The OP kind of annoyed me to be hoenst. THen again, I find that when I’m not liking a show I get needlessly critical of things that in other shows I might find charming.
This really is a shame. Pretty much all of the things that feature in this anime, are things that I would enjoy. Really can’t believe the fact that they could mess such a thing that has an incredible premise up like this. Oh well…I guess there is a silver lining: I don’t have to add another anime to my list 😉
It is definitely a case wehre the show had such a great idea but no idea what it wanted to do with it. And then they kept throwing things that could be cool into the show but without any kind of coherent plot it all just ended up being stuff that happened rather than stuff anyone cared about.

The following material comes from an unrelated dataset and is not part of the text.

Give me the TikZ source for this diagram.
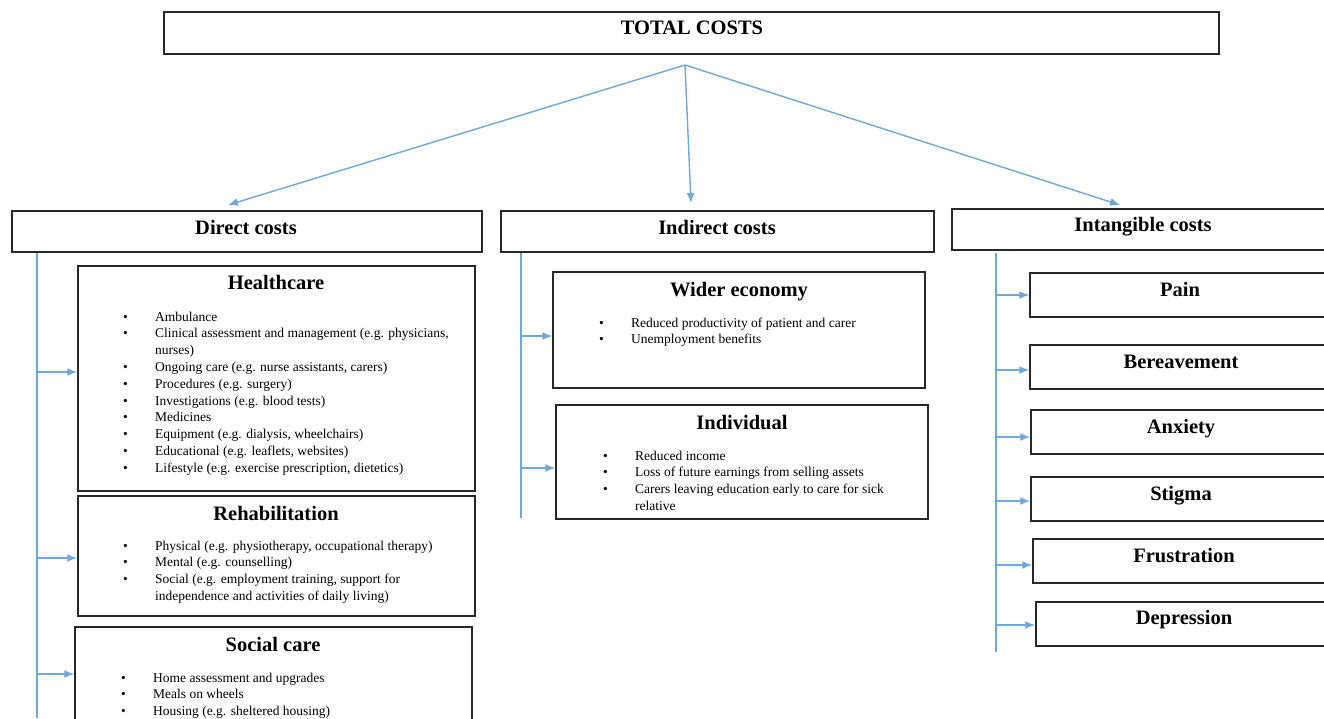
\documentclass[tikz,border=0pt]{standalone}
\usepackage{fontspec}
\setmainfont{Liberation Serif}
\usetikzlibrary{arrows.meta}
\definecolor{arrblue}{RGB}{111,168,222}
\definecolor{boxline}{RGB}{40,40,40}
\newcommand{\blt}{\textbullet}
\begin{document}
\begin{tikzpicture}[x=1pt,y=-1pt,
  box/.style={draw=boxline, line width=1.5pt, rectangle, inner sep=0pt},
  ttl/.style={anchor=base, inner sep=0pt, font=\fontsize{20.5}{24}\selectfont\bfseries},
  lst/.style={anchor=base west, inner sep=0pt, font=\fontsize{13.5}{16.8}\selectfont},
  arr/.style={draw=arrblue, line width=1.4pt, -{Latex[length=10pt,width=8pt]}},
  ln/.style={draw=arrblue, line width=1.4pt}]
\useasboundingbox (0,0) rectangle (1324,718);
\clip (0,0) rectangle (1324,718);

% top
\node[box, minimum width=1055pt, minimum height=42pt] (total) at (691.5,33) {};
\node[ttl] (totalT) at (692,34) {TOTAL COSTS};

% level 1
\node[box, minimum width=470pt, minimum height=41pt] (direct) at (247,231.5) {};
\node[ttl] (directT) at (246,234) {Direct costs};
\node[box, minimum width=433pt, minimum height=41pt] (indirect) at (717.5,231.5) {};
\node[ttl] (indirectT) at (717,234) {Indirect costs};
\node[box, minimum width=378pt, minimum height=41pt] (intang) at (1141,229.5) {};
\node[ttl] (intangT) at (1143,231) {Intangible costs};

\coordinate (src) at (685,65);
\coordinate (dEnd) at (228,205);
\coordinate (iEnd) at (691,203);
\coordinate (tEnd) at (1120,205);
\draw[arr] (src) -- (dEnd);
\draw[arr] (src) -- (iEnd);
\draw[arr] (src) -- (tEnd);

% direct costs children
\node[box, minimum width=397pt, minimum height=225pt] (hc) at (276.5,378.5) {};
\node[ttl] (hcT) at (276,289) {Healthcare};
\node[lst] (hcL) at (123,321) {\begin{tabular}[t]{@{}p{32pt}@{}l@{}}
\blt & Ambulance\\
\blt & Clinical assessment and management (e.g. physicians,\\
 & nurses)\\
\blt & Ongoing care (e.g. nurse assistants, carers)\\
\blt & Procedures (e.g. surgery)\\
\blt & Investigations (e.g. blood tests)\\
\blt & Medicines\\
\blt & Equipment (e.g. dialysis, wheelchairs)\\
\blt & Educational (e.g. leaflets, websites)\\
\blt & Lifestyle (e.g. exercise prescription, dietetics)
\end{tabular}};

\node[box, minimum width=397pt, minimum height=120pt] (rehab) at (276.5,556) {};
\node[ttl] (rehabT) at (276,520) {Rehabilitation};
\node[lst] (rehabL) at (123,550) {\begin{tabular}[t]{@{}p{32pt}@{}l@{}}
\blt & Physical (e.g. physiotherapy, occupational therapy)\\
\blt & Mental (e.g. counselling)\\
\blt & Social (e.g. employment training, support for\\
 & independence and activities of daily living)
\end{tabular}};

\node[box, minimum width=397pt, minimum height=103pt] (social) at (273.5,678.5) {};
\node[ttl] (socialT) at (273,651) {Social care};
\node[lst] (socialL) at (121,682) {\begin{tabular}[t]{@{}p{32pt}@{}l@{}}
\blt & Home assessment and upgrades\\
\blt & Meals on wheels\\
\blt & Housing (e.g. sheltered housing)
\end{tabular}};

\coordinate (dTop) at (37,253);
\coordinate (dBot) at (37,718);
\draw[ln] (dTop) -- (dBot);
\coordinate (d1) at (37,372);
\coordinate (d2) at (37,558);
\coordinate (d3) at (37,674);
\draw[arr] (d1) -- (d1 -| hc.west);
\draw[arr] (d2) -- (d2 -| rehab.west);
\draw[arr] (d3) -- (d3 -| social.west);

% indirect costs children
\node[box, minimum width=372pt, minimum height=116pt] (wider) at (739,330) {};
\node[ttl] (widerT) at (739,296) {Wider economy};
\node[lst] (widerL) at (599,327) {\begin{tabular}[t]{@{}p{32pt}@{}l@{}}
\blt & Reduced productivity of patient and carer\\
\blt & Unemployment benefits
\end{tabular}};

\node[box, minimum width=372pt, minimum height=114pt] (indiv) at (742,462) {};
\node[ttl] (indivT) at (742,429) {Individual};
\node[lst] (indivL) at (603,460) {\begin{tabular}[t]{@{}p{32pt}@{}l@{}}
\blt & Reduced income\\
\blt & Loss of future earnings from selling assets\\
\blt & Carers leaving education early to care for sick\\
 & relative
\end{tabular}};

\coordinate (iTop) at (521,253);
\coordinate (iBot) at (521,518);
\draw[ln] (iTop) -- (iBot);
\coordinate (i1) at (521,336);
\coordinate (i2) at (521,468);
\draw[arr] (i1) -- (i1 -| wider.west);
\draw[arr] (i2) -- (i2 -| indiv.west);

% intangible children
\node[box, minimum width=300pt, minimum height=44pt] (pain) at (1180,295) {};
\node[ttl] (painT) at (1180,296) {Pain};
\node[box, minimum width=300pt, minimum height=44pt] (berv) at (1180,367) {};
\node[ttl] (bervT) at (1181,368) {Bereavement};
\node[box, minimum width=299pt, minimum height=44pt] (anx) at (1180.5,432) {};
\node[ttl] (anxT) at (1181,433) {Anxiety};
\node[box, minimum width=299pt, minimum height=44pt] (stig) at (1180.5,499) {};
\node[ttl] (stigT) at (1181,500) {Stigma};
\node[box, minimum width=297pt, minimum height=44pt] (frus) at (1181.5,561) {};
\node[ttl] (frusT) at (1184,562) {Frustration};
\node[box, minimum width=294pt, minimum height=44pt] (depr) at (1183,624) {};
\node[ttl] (deprT) at (1184,624) {Depression};

\coordinate (tTop) at (996,253);
\coordinate (tBot) at (996,652);
\draw[ln] (tTop) -- (tBot);
\coordinate (t1) at (996,295);
\coordinate (t2) at (996,370);
\coordinate (t3) at (996,437);
\coordinate (t4) at (996,501);
\coordinate (t5) at (996,565);
\coordinate (t6) at (996,625);
\draw[arr] (t1) -- (t1 -| pain.west);
\draw[arr] (t2) -- (t2 -| berv.west);
\draw[arr] (t3) -- (t3 -| anx.west);
\draw[arr] (t4) -- (t4 -| stig.west);
\draw[arr] (t5) -- (t5 -| frus.west);
\draw[arr] (t6) -- (t6 -| depr.west);
\end{tikzpicture}
\end{document}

Hmm, sometimes you really wonder what is going through the creator’s minds when they do stuff like this. Especially when they have a pretty golden premise in their hands 😢
I have a science, materials, and engineering background, so I actually liked the development of the hardware, and the problems they enountered. But I also agree that the story lacked good plot, and it largely ignored the attacking monsters and switched to enemy nation attacking to get better technology. I wonder if the author felt that fighting giant monsters was overdone, and changed course after the initial work was done on the books/manga (whichever its origin). I also agree that the ability to be a programmer was barely used after the first comple episodes. The flying mecha annoyed me. Thrust is a b17ch when it comes to lift, and the high demand on magic should have been used for something else. The flying ships didn’t work for me either. I did like that the girl next door remains best girl all the way through. Providing a romantic rival would have been crap.
The development process was fine and about the only consistent point in this series. Unfortunately, there wasn’t enough drama or enough problems for that to carry the story itself and there wasn’t anything else in the series because as you said, they just seemed to switch from monsters to enemy nations as though they realised one plot point wasn’t that interesting so maybe this will do.